It's raining, so I decided to sit up at the bar and grab a whiskey and coke and relive what just happened only a few hours ago - a few minutes ago.
The night started unfortunate, as learning that The Builders and the Butchers would not be performing for the evening. Sure, this seemed to mean longer sets by both Thrice and Brand New, but I can't say enough good things about this band, and my excitement to be able to seem them. The best way to describe their music is that it sounds like a sinister, southern version of The Decemberists.
Thirce's tour manager Damon Atkinson said Builders are not off the tour, but simply fixing van problems, and hope to be at the next show in Tulsa, Oklahoma.
That aside, Thrice took the stage to blue backing lights and "All the World is Mad." Their first set of the tour, it was a solid mix of songs, mostly weighted in Beggars material. The band played "The Arsonist," for which they said they've only tried once before - maybe - and cuts from Vheissu ("Like Months to Flame" "Of Dust and Nations"). The band played their cover of "Helter Skelter." To be honest, it's a toss up between them and seeing Portugal. The Man's live off-the-cuff version, but I'll keep my mouth tight as too which I liked more live...it was a close race, I'll say that. The band ended with "Beggars," which may just be one of the best songs the band has ever created. On every level - energy, feel, lyrics, etc. - it is a winner.
Brand New took the stage to low lights, and with about an hour and half ahead of them. With a small intro, the band crept their way into "You Won't Know," everyone sharp and energetic.
Playing into earlier hits ("Degausser" "I Believe You, But My Tommy Gun Don't" and "The No Seatbelt Song"), the band sound like they were deconstructing their previous works in a devious way: frontman Jesse Lacey creating guitar bursts and feedback during the bridge to "Sic Transit Gloria...Glory Fades" to the heavy ending of "The No Seatbelt Song," either the band was having fun over boredom of their older songs, are they were meticulously deconstructing what they created. Another laugh amongst the band was held when Lacey seemed to purposely drag on his part of the "Jesus" outro.

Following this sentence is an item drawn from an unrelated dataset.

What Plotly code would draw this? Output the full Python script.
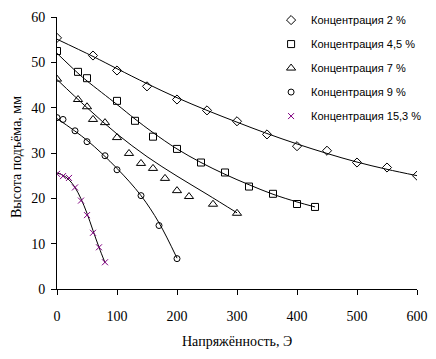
import plotly.graph_objects as go

# Measured points
x_2 = [0, 60, 100, 150, 200, 250, 300, 350, 400, 450, 500, 550, 600]
y_2 = [55.4, 51.5, 48.2, 44.7, 41.8, 39.4, 37.0, 34.1, 31.5, 30.5, 27.9, 26.8, 25.0]

x_45 = [0, 35, 50, 100, 130, 160, 200, 240, 280, 320, 360, 400, 430]
y_45 = [52.5, 47.9, 46.5, 41.5, 37.1, 33.6, 30.9, 27.9, 25.7, 22.6, 21.0, 18.75, 18.1]

x_7 = [0, 35, 50, 60, 80, 100, 120, 140, 160, 180, 200, 220, 260, 300]
y_7 = [46.3, 41.8, 40.2, 37.4, 36.7, 33.4, 29.9, 27.7, 26.6, 24.4, 21.7, 20.4, 18.7, 16.7]

x_9 = [0, 10, 30, 50, 80, 100, 140, 170, 200]
y_9 = [37.8, 37.4, 34.9, 32.5, 29.4, 26.3, 20.6, 14.0, 6.7]

x_153 = [0, 10, 20, 30, 40, 50, 60, 70, 80]
y_153 = [25.4, 24.9, 24.5, 22.4, 19.5, 16.3, 12.4, 9.2, 5.9]

# Trend curves
fx_2 = [0, 60, 100, 150, 200, 250, 300, 350, 400, 450, 500, 550, 600]
fy_2 = [55.1, 51.3, 48.6, 45.3, 42.2, 39.4, 36.8, 34.3, 32.0, 29.9, 28.0, 26.4, 25.0]

fx_45 = [0, 35, 50, 100, 130, 160, 200, 240, 280, 320, 360, 400, 430]
fy_45 = [52.0, 47.6, 45.9, 40.7, 37.5, 34.5, 30.9, 27.9, 25.3, 23.0, 20.9, 19.2, 18.1]

fx_7 = [0, 50, 100, 150, 200, 250, 300]
fy_7 = [46.2, 40.0, 34.2, 29.2, 24.9, 20.9, 16.8]

fx_9 = [0, 50, 100, 140, 170, 200]
fy_9 = [37.6, 32.8, 26.6, 20.6, 14.6, 6.8]

fx_153 = [0, 10, 20, 30, 40, 50, 60, 70, 80]
fy_153 = [25.6, 25.1, 24.1, 22.4, 19.9, 16.7, 12.9, 9.2, 5.8]

names = ["Концентрация 2 %", "Концентрация 4,5 %", "Концентрация 7 %",
         "Концентрация 9 %", "Концентрация 15,3 %"]
x_title = "Напряжённость, Э"
y_title = "Высота подъёма, мм"

points = [(x_2, y_2), (x_45, y_45), (x_7, y_7), (x_9, y_9), (x_153, y_153)]
fits = [(fx_2, fy_2), (fx_45, fy_45), (fx_7, fy_7), (fx_9, fy_9), (fx_153, fy_153)]
symbols = ["diamond-open", "square-open", "triangle-up-open", "circle-open", "x-thin-open"]
sizes = [7, 7, 8, 6, 6]
colors = ["black", "black", "black", "black", "#800080"]

fig = go.Figure()
for i in range(5):
    fx, fy = fits[i]
    fig.add_trace(go.Scatter(x=fx, y=fy, mode="lines",
                             line=dict(color="black", width=1, shape="spline"),
                             showlegend=False, hoverinfo="skip"))
for i in range(5):
    px, py = points[i]
    fig.add_trace(go.Scatter(x=px, y=py, mode="markers", name=names[i],
                             legendgroup=str(i),
                             marker=dict(symbol=symbols[i], size=sizes[i],
                                         color=colors[i],
                                         line=dict(color=colors[i], width=1))))

fig.update_layout(
    width=436, height=359,
    margin=dict(l=49, r=27, t=9, b=78, autoexpand=False),
    paper_bgcolor="white", plot_bgcolor="white",
    font=dict(family="Liberation Serif", size=14, color="black"),
    showlegend=True,
    legend=dict(x=1.028, y=1.042, xanchor="right", yanchor="top",
                font=dict(family="Liberation Sans", size=11, color="black"),
                bgcolor="rgba(0,0,0,0)", tracegroupgap=5,
                itemwidth=30),
    xaxis=dict(range=[0, 600], dtick=100, showgrid=False, zeroline=False,
               showline=True, linecolor="black", linewidth=1,
               ticks="outside", ticklen=5, tickcolor="black",
               ticklabelstandoff=9, automargin=False),
    yaxis=dict(range=[0, 60], dtick=10, showgrid=False, zeroline=False,
               showline=True, linecolor="black", linewidth=1,
               ticks="outside", ticklen=5, tickcolor="black",
               ticklabelstandoff=3, automargin=False),
    annotations=[
        dict(text=x_title, xref="paper", yref="paper", x=0.5, y=-52 / 272,
             xanchor="center", yanchor="middle", showarrow=False,
             font=dict(family="Liberation Serif", size=14)),
        dict(text=y_title, xref="paper", yref="paper", x=-41 / 360, y=0.485,
             xanchor="center", yanchor="middle", showarrow=False, textangle=-90,
             font=dict(family="Liberation Serif", size=14)),
    ],
)

fig.write_html("out.html")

Guitarist Vin Accardi thought this was hilarious.
The band launched into "Vices," guitarist Derrick Sherman rattling his guitar against his amp while violently shaking the amp against his stomach. Lacey then sang something to start "Gasoline," but launched into it thereafter, drummer Brian Lane and bassist Garrett Tierney steady on rhythm.
The night ended with Lacey, guitar, and an Indian-style sitting Accardi backing vocals on "Play Crack the Sky." That was it. No encore.
Though I missed As Tall As Lions play an off show over at Stubb's just hours later, I would say the show I saw was great. Two bands I have the utmost respect for as musicians: one who continue to challenge themselves and their fans, and one who continue to devilishly deconstruct themselves and give their fans something new every show, whether those fans like it or not.